◆ GIVEN REQUEST:
Your task is to output the listing word for word, with pictures excluded.

◆ DATA BLOCK:

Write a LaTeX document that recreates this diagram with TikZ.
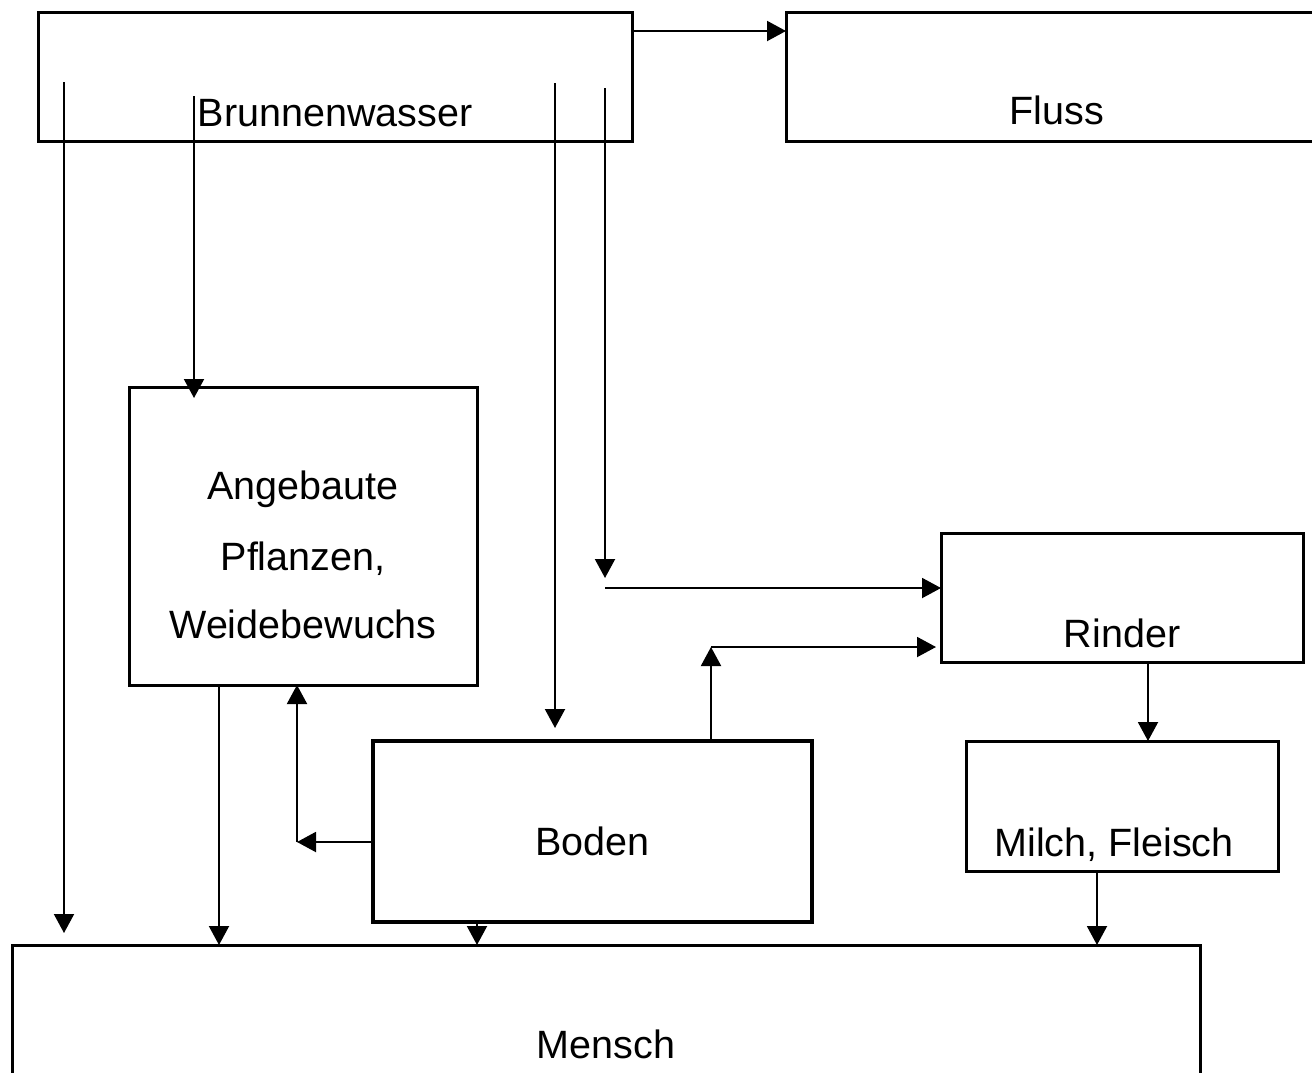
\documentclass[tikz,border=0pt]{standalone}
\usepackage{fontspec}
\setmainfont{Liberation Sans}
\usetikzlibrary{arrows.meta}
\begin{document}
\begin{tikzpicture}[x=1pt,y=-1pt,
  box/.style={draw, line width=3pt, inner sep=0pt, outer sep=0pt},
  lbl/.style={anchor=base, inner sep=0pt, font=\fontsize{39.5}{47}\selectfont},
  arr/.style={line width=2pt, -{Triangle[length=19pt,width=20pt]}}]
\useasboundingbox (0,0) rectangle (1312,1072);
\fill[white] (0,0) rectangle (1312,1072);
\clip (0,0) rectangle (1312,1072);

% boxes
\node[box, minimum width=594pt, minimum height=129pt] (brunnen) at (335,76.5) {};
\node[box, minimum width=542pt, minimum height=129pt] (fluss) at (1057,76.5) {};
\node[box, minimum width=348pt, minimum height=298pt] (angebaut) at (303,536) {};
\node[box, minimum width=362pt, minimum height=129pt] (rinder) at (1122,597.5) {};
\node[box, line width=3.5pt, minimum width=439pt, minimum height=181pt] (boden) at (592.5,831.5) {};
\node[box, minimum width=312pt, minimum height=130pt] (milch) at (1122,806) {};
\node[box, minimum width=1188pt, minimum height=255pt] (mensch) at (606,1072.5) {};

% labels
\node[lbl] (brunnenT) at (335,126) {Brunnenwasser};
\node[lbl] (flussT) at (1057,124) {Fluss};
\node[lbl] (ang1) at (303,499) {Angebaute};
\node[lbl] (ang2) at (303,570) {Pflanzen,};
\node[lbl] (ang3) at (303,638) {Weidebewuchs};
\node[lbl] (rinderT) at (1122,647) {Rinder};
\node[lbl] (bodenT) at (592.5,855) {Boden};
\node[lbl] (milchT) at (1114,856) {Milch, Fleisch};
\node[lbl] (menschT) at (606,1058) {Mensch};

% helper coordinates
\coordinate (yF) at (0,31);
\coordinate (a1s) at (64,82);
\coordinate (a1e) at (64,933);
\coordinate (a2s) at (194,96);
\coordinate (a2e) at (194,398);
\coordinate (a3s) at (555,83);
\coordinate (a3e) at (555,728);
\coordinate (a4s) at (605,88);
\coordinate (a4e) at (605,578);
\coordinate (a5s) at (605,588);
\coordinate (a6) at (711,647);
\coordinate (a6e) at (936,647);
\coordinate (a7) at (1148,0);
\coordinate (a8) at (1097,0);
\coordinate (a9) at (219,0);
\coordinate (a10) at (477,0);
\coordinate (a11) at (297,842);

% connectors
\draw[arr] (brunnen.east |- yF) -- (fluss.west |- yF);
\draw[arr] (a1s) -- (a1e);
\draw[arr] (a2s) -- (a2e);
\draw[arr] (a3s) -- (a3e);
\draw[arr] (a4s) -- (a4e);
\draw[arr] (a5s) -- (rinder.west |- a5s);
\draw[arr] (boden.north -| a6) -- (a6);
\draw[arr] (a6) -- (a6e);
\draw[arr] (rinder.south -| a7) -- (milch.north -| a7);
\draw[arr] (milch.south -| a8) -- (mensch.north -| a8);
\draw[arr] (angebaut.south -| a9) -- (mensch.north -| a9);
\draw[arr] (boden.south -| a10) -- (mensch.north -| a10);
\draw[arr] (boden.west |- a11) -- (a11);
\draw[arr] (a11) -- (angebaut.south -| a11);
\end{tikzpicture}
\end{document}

◆ TASK ANSWER:
Write a LaTeX document that recreates this diagram with TikZ.
\documentclass[tikz,border=0pt]{standalone}
\usepackage{fontspec}
\setmainfont{Liberation Sans}
\usetikzlibrary{arrows.meta}
\begin{document}
\begin{tikzpicture}[x=1pt,y=-1pt,
  box/.style={draw, line width=3pt, inner sep=0pt, outer sep=0pt},
  lbl/.style={anchor=base, inner sep=0pt, font=\fontsize{39.5}{47}\selectfont},
  arr/.style={line width=2pt, -{Triangle[length=19pt,width=20pt]}}]
\useasboundingbox (0,0) rectangle (1312,1072);
\fill[white] (0,0) rectangle (1312,1072);
\clip (0,0) rectangle (1312,1072);

% boxes
\node[box, minimum width=594pt, minimum height=129pt] (brunnen) at (335,76.5) {};
\node[box, minimum width=542pt, minimum height=129pt] (fluss) at (1057,76.5) {};
\node[box, minimum width=348pt, minimum height=298pt] (angebaut) at (303,536) {};
\node[box, minimum width=362pt, minimum height=129pt] (rinder) at (1122,597.5) {};
\node[box, line width=3.5pt, minimum width=439pt, minimum height=181pt] (boden) at (592.5,831.5) {};
\node[box, minimum width=312pt, minimum height=130pt] (milch) at (1122,806) {};
\node[box, minimum width=1188pt, minimum height=255pt] (mensch) at (606,1072.5) {};

% labels
\node[lbl] (brunnenT) at (335,126) {Brunnenwasser};
\node[lbl] (flussT) at (1057,124) {Fluss};
\node[lbl] (ang1) at (303,499) {Angebaute};
\node[lbl] (ang2) at (303,570) {Pflanzen,};
\node[lbl] (ang3) at (303,638) {Weidebewuchs};
\node[lbl] (rinderT) at (1122,647) {Rinder};
\node[lbl] (bodenT) at (592.5,855) {Boden};
\node[lbl] (milchT) at (1114,856) {Milch, Fleisch};
\node[lbl] (menschT) at (606,1058) {Mensch};

% helper coordinates
\coordinate (yF) at (0,31);
\coordinate (a1s) at (64,82);
\coordinate (a1e) at (64,933);
\coordinate (a2s) at (194,96);
\coordinate (a2e) at (194,398);
\coordinate (a3s) at (555,83);
\coordinate (a3e) at (555,728);
\coordinate (a4s) at (605,88);
\coordinate (a4e) at (605,578);
\coordinate (a5s) at (605,588);
\coordinate (a6) at (711,647);
\coordinate (a6e) at (936,647);
\coordinate (a7) at (1148,0);
\coordinate (a8) at (1097,0);
\coordinate (a9) at (219,0);
\coordinate (a10) at (477,0);
\coordinate (a11) at (297,842);

% connectors
\draw[arr] (brunnen.east |- yF) -- (fluss.west |- yF);
\draw[arr] (a1s) -- (a1e);
\draw[arr] (a2s) -- (a2e);
\draw[arr] (a3s) -- (a3e);
\draw[arr] (a4s) -- (a4e);
\draw[arr] (a5s) -- (rinder.west |- a5s);
\draw[arr] (boden.north -| a6) -- (a6);
\draw[arr] (a6) -- (a6e);
\draw[arr] (rinder.south -| a7) -- (milch.north -| a7);
\draw[arr] (milch.south -| a8) -- (mensch.north -| a8);
\draw[arr] (angebaut.south -| a9) -- (mensch.north -| a9);
\draw[arr] (boden.south -| a10) -- (mensch.north -| a10);
\draw[arr] (boden.west |- a11) -- (a11);
\draw[arr] (a11) -- (angebaut.south -| a11);
\end{tikzpicture}
\end{document}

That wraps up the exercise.